Separating mom and baby is never easy

Timothy Malcolm
Thursday Dad
Published in
3 min readApr 15, 2018

Originally published Feb. 10, 2017, in the Times Herald-Record of Middletown, N.Y.

Friends visited Sunday evening for the Super Bowl. We ordered pizza, made guacamole and watched the game from a distance.

Our friends left. We cleaned up the living room and went to bed. I woke up to feed Genevieve. Sarah woke up to feed Genevieve.

At 6 a.m., the alarm buzzed. Sarah awoke and sat on the bed, searching the darkness for minutes. The buzz from the walkie-talkie was merely white noise. Sarah sighed and walked to the bathroom.

She showered and dressed, toasted her English muffins and drank a can of seltzer water. Then Genevieve began crying. Sarah walked into the nursery and picked her up, slowly waking her while preparing a bottle.

The minutes seemed to quicken, as if the fates had finally caught up to us. No longer could I use an excuse for not eating well. And no longer could Sarah use an excuse for making an indent on the couch all day while the same shows rotated ad nauseum. “Today” became “Live With Kelly” became “Rachael” became “The Price is Right.” “The View” became “Who Wants to Be a Millionaire?” became “Ellen.” She set schedules to these shows. A nap as Drew Carey mumbled through Plinko. A nap as Ellen told us to be kind to one another.

But now, no more.

Sarah dressed Genevieve and fit her into the car seat. We walked to the car, secured Genevieve into her seat and drove the nine minutes across town to the house we’ve visited a couple times. The owner is really great. Her staff is really great. The other kids are really great. Our friends are bringing their daughter in a few weeks, and that’s really great. Everything is going to be really great.

We signed the papers as the staff member danced with Genevieve. We went over her feeding schedule, her napping schedule, her prune juice schedule. Tummy time is good. Music is necessary. Here’s a sleep sack. Here are blankets, diapers, a change of clothing and extras of everything you may possibly need.

It’s only eight hours.

Sarah cried. She hugged the owner. She hugged me. She hugged Evie. I drove her to the train station. She cried again. It’s only eight hours. But she’s an hour away.

“I’m just sad,” Sarah told me. Genevieve was part of her for nine months before meeting the rest of the world, and after that, still a part of her. Bound together by touch, smell, sound and taste. Part of the same blood, part of the same skin. Genevieve may look exactly like me — and don’t take my word, take the word of everybody who’s ever seen our daughter — but she and Sarah share a sacred bond that I can never and will never fully understand.

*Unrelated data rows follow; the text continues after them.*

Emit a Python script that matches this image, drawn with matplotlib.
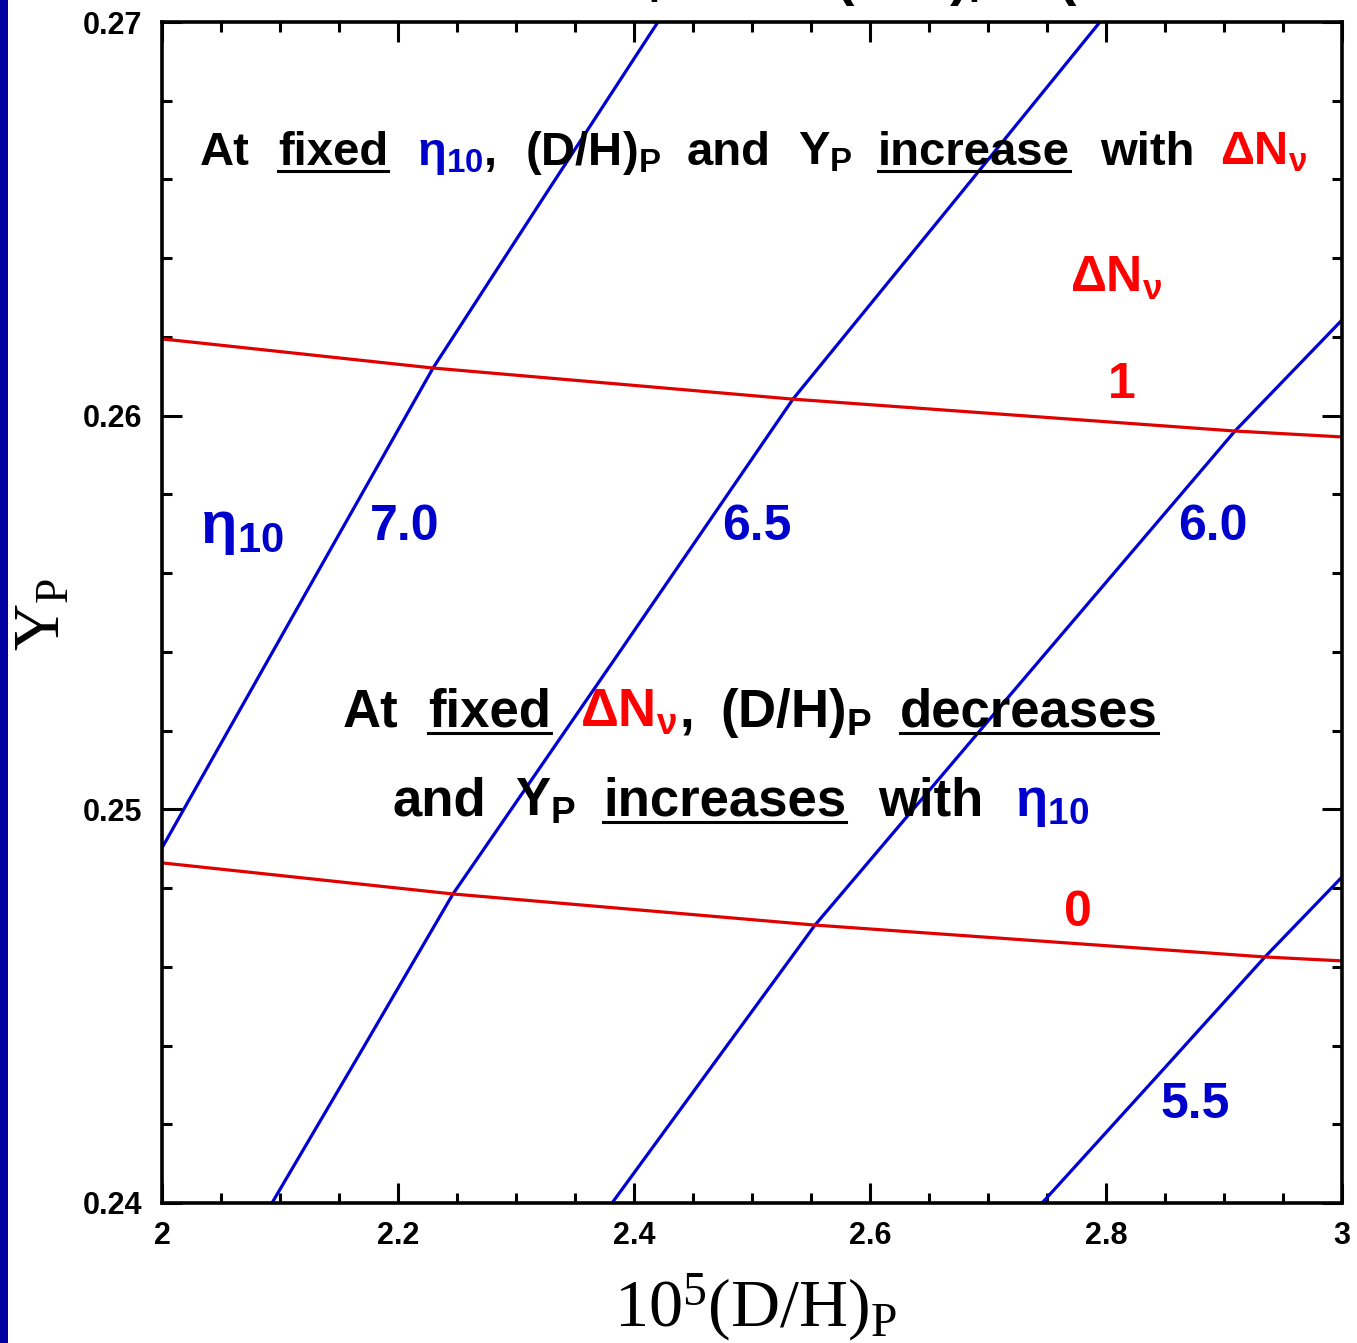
import matplotlib
matplotlib.use("Agg")
import matplotlib.pyplot as plt
from matplotlib.ticker import AutoMinorLocator
from matplotlib.lines import Line2D
from matplotlib.patches import Rectangle

plt.rcParams["mathtext.default"] = "regular"

W, H, DPI = 1357, 1343, 100

# Iso-eta10 curves: 10^5 (D/H)_P and Y_P along each curve
eta_values = ["7.0", "6.5", "6.0", "5.5"]
dh_eta70 = [2.000, 2.1186, 2.2297, 2.3220, 2.4203]
yp_eta70 = [0.24902, 0.25532, 0.26121, 0.26548, 0.27000]
dh_eta65 = [2.0932, 2.1695, 2.2466, 2.3890, 2.5347, 2.6653, 2.7949]
yp_eta65 = [0.24000, 0.24389, 0.24785, 0.25405, 0.26042, 0.26522, 0.27000]
dh_eta60 = [2.3814, 2.5534, 2.7297, 2.9093, 3.000]
yp_eta60 = [0.24000, 0.24706, 0.25329, 0.25961, 0.26243]
dh_eta55 = [2.7458, 2.8403, 2.9347, 3.000]
yp_eta55 = [0.24000, 0.24312, 0.24625, 0.24828]

# Iso-DeltaN_nu curves
dn_values = ["0", "1"]
dh_dn0 = [2.000, 2.2466, 2.5534, 2.9347, 3.000]
yp_dn0 = [0.24864, 0.24785, 0.24706, 0.24625, 0.24615]
dh_dn1 = [2.000, 2.2297, 2.5347, 2.9093, 3.000]
yp_dn1 = [0.26195, 0.26121, 0.26042, 0.25961, 0.25946]

x_ticks = [2.0, 2.2, 2.4, 2.6, 2.8, 3.0]
x_tick_labels = ["2", "2.2", "2.4", "2.6", "2.8", "3"]
y_ticks = [0.24, 0.25, 0.26, 0.27]
y_tick_labels = ["0.24", "0.25", "0.26", "0.27"]

BLUE_LINE = "#0000D2"
RED_LINE = "#E00000"
BLUE_TXT = "#0000CC"
RED_TXT = "#FF0000"

fig = plt.figure(figsize=(W / DPI, H / DPI), dpi=DPI)
fig.patch.set_facecolor("white")

# navy stripe along the left edge of the slide
fig.add_artist(Rectangle((0, 0), 8 / W, 1, transform=fig.transFigure,
                         facecolor="#0000A0", edgecolor="none"))

ax = fig.add_axes([162 / W, 1 - 1203 / H, 1180 / W, 1181 / H])
ax.set_xlim(2.0, 3.0)
ax.set_ylim(0.24, 0.27)

lw = 2.3
for dh, yp in [(dh_eta70, yp_eta70), (dh_eta65, yp_eta65),
               (dh_eta60, yp_eta60), (dh_eta55, yp_eta55)]:
    ax.plot(dh, yp, color=BLUE_LINE, lw=lw, solid_capstyle="butt")
for dh, yp in [(dh_dn0, yp_dn0), (dh_dn1, yp_dn1)]:
    ax.plot(dh, yp, color=RED_LINE, lw=lw, solid_capstyle="butt")

ax.set_xticks(x_ticks)
ax.set_xticklabels(x_tick_labels)
ax.set_yticks(y_ticks)
ax.set_yticklabels(y_tick_labels)
ax.xaxis.set_minor_locator(AutoMinorLocator(4))
ax.yaxis.set_minor_locator(AutoMinorLocator(5))
ax.tick_params(which="both", direction="in", top=True, right=True,
               width=2.2, color="black")
ax.tick_params(which="major", length=14.5)
ax.tick_params(which="minor", length=7.2)
ax.tick_params(axis="x", which="major", pad=13)
ax.tick_params(axis="y", which="major", pad=14.5)
for lab in ax.get_xticklabels() + ax.get_yticklabels():
    lab.set_fontfamily("Liberation Sans")
    lab.set_fontweight("bold")
    lab.set_fontsize(22)
for sp in ax.spines.values():
    sp.set_linewidth(2.6)

# axis titles
fig.text(756 / W, 1 - 1326 / H, "10$^{5}$(D/H)$_{P}$", family="Liberation Serif",
         fontsize=49, ha="center", va="baseline")
fig.text(43 / W, 1 - 614 / H, "Y$_{P}$", family="Liberation Serif",
         fontsize=47, ha="center", va="center", rotation=90)

underlined = []


def word(x, y, s, color="black", size=34, under=False):
    t = fig.text(x / W, 1 - y / H, s, color=color, fontsize=size,
                 fontweight="bold", family="Liberation Sans",
                 ha="left", va="baseline")
    if under:
        underlined.append((t, y))
    return t


# slide title running off the top edge
tb = -6
word(611, tb, "Y$_{P}$", size=40)
word(705, tb, "vs.", size=40)
word(835, tb, "(D/H)$_{P}$", size=40)
word(1058, tb, "(BBN PREDICTIONS)", size=40)

# first statement
b1 = 165
word(200, b1, "At")
word(278, b1, "fixed", under=True)
word(417, b1, "η$_{10}$", color=BLUE_TXT)
word(484, b1, ",")
word(525, b1, "(D/H)$_{P}$")
word(687, b1, "and")
word(798, b1, "Y$_{P}$")
word(878, b1, "increase", under=True)
word(1100, b1, "with")
word(1220, b1, "ΔN$_{ν}$", color=RED_TXT)

# curve labels
word(1070, 292, "ΔN$_{ν}$", color=RED_TXT, size=36)
word(1108, 398, "1", color=RED_TXT, size=36)
word(1064, 926, "0", color=RED_TXT, size=36)
word(200, 543, "η$_{10}$", color=BLUE_TXT, size=43)
word(370, 540, eta_values[0], color=BLUE_TXT, size=36)
word(722, 540, eta_values[1], color=BLUE_TXT, size=36)
word(1178, 540, eta_values[2], color=BLUE_TXT, size=36)
word(1160, 1118, eta_values[3], color=BLUE_TXT, size=36)

# second statement
b2 = 727
word(343, b2, "At", size=38)
word(428, b2, "fixed", size=38, under=True)
word(580, b2, "ΔN$_{ν}$", color=RED_TXT, size=38)
word(679, b2, ",", size=38)
word(720, b2, "(D/H)$_{P}$", size=38)
word(900, b2, "decreases", size=38, under=True)
b3 = 816
word(392, b3, "and", size=38)
word(515, b3, "Y$_{P}$", size=38)
word(603, b3, "increases", size=38, under=True)
word(878, b3, "with", size=38)
word(1015, b3, "η$_{10}$", color=BLUE_TXT, size=38)

fig.canvas.draw()
renderer = fig.canvas.get_renderer()
for t, y in underlined:
    bb = t.get_window_extent(renderer)
    yy = 1 - (y + 6) / H
    fig.add_artist(Line2D([bb.x0 / W, bb.x1 / W], [yy, yy],
                          transform=fig.transFigure, color="black", lw=2.2))

fig.savefig("out.png", dpi=DPI)
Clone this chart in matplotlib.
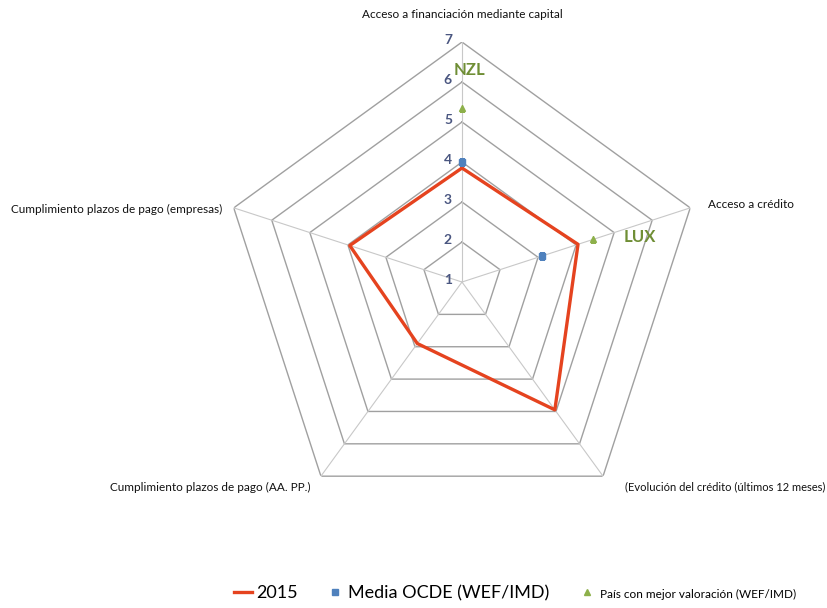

One year together, separated only by the air between them, and suddenly, one morning, they exist in two completely different planes. And that’s how it has to be for us. Sarah has to work in New York City. Genevieve has to stay close to home at a daycare center. It’s just reality.

We shouldn’t have to separate people from their origins, but we do because it’s just reality. We accept that. So we cry. We trust in the kindness and charity of past strangers. And we tell ourselves it will be great. Really great.